YOUR GOAL:
Locate all lines with the word "this". Copy them.

EXTRACTED ENTRIES:
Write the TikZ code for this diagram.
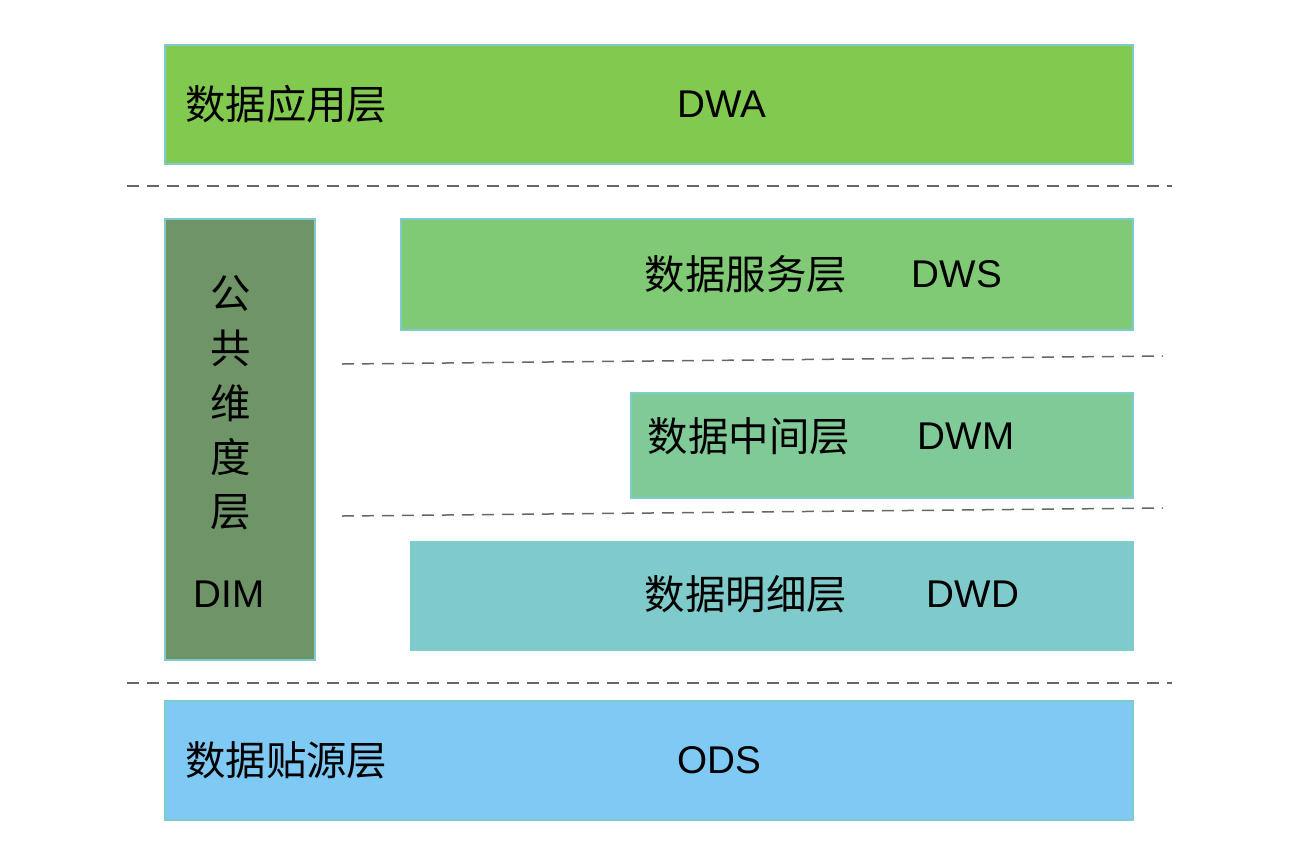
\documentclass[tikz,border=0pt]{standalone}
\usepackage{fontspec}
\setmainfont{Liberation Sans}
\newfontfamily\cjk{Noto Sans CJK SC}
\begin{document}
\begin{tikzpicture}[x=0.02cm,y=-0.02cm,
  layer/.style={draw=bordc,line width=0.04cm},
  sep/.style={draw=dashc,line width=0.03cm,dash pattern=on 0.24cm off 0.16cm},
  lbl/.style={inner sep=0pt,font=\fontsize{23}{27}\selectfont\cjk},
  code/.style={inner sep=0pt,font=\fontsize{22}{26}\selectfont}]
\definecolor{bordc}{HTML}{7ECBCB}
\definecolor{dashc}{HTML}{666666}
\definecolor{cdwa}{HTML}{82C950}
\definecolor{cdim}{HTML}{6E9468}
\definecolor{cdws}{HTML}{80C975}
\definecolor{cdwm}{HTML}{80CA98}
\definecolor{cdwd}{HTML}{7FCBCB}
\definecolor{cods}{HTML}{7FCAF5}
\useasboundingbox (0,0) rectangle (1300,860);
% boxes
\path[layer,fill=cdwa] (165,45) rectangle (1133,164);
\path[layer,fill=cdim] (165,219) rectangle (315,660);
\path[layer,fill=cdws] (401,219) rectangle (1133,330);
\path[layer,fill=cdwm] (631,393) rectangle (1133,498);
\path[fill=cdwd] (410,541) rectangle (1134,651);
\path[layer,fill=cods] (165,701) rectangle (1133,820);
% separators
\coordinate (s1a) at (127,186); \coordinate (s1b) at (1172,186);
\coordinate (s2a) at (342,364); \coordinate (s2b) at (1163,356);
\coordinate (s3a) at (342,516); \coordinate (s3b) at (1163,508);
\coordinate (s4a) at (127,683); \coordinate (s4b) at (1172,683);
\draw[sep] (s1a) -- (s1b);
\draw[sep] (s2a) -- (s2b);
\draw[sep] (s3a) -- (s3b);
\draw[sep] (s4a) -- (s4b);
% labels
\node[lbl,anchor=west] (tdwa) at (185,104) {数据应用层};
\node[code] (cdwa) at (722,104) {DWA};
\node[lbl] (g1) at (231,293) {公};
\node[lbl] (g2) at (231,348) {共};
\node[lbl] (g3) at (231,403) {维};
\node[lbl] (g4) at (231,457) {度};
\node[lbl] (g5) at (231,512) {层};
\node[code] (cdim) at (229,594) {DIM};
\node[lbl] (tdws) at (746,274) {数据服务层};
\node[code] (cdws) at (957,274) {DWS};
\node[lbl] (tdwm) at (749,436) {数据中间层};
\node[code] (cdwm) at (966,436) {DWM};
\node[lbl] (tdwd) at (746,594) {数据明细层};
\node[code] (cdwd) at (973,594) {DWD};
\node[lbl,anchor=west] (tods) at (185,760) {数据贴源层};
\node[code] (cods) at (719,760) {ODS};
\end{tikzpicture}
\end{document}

* * *

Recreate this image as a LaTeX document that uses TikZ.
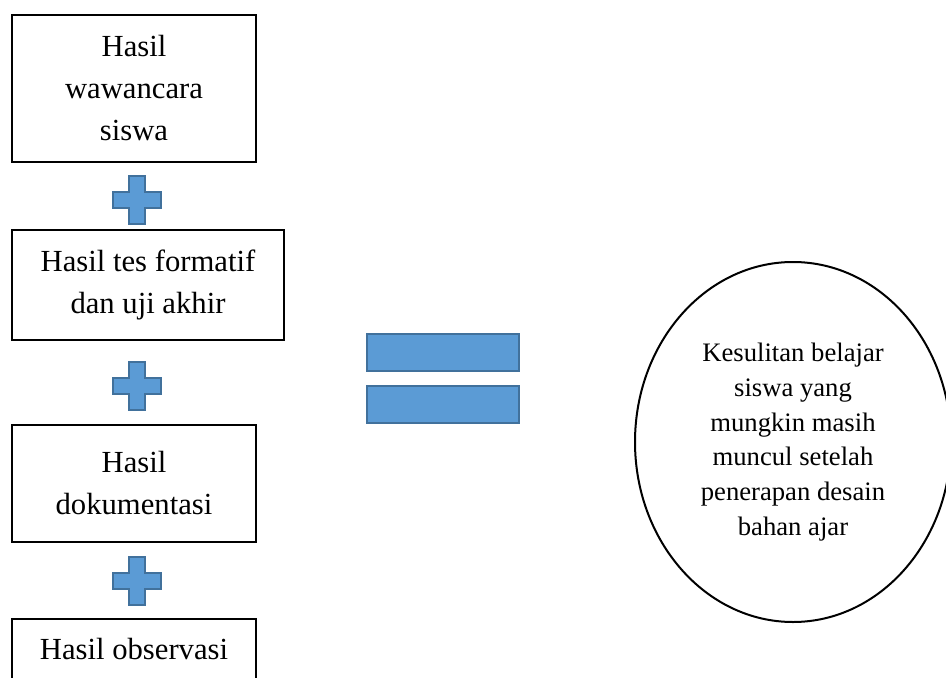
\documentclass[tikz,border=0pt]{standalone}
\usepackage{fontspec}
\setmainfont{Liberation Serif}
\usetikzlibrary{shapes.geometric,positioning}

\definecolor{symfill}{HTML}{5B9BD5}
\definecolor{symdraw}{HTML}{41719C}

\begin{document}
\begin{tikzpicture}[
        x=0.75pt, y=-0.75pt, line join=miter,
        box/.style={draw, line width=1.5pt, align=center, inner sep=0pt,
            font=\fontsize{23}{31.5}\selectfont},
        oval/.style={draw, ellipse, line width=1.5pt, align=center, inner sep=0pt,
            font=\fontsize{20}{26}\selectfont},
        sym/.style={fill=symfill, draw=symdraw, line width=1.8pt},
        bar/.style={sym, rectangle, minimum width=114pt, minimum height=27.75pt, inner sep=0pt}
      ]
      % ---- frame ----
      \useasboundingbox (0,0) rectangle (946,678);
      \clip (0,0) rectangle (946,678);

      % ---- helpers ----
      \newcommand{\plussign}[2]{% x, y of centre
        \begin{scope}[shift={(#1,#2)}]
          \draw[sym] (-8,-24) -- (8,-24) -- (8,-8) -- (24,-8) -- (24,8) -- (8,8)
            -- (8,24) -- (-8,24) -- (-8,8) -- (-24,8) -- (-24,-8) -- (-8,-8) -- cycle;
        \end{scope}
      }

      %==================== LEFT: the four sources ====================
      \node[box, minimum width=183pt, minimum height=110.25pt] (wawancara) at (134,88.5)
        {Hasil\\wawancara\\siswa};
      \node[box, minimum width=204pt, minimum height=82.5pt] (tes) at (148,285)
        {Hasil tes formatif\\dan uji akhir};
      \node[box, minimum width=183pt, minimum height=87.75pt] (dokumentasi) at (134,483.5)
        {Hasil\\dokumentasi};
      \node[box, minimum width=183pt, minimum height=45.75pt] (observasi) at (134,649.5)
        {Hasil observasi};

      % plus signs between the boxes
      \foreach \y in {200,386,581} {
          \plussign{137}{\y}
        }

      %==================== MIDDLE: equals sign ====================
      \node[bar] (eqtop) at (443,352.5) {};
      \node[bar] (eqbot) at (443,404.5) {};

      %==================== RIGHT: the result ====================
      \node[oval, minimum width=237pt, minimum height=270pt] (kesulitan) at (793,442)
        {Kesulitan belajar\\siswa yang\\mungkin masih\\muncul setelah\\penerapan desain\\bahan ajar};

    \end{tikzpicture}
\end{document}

FULL RESPONSE:
Write the TikZ code for this diagram.
Recreate this image as a LaTeX document that uses TikZ.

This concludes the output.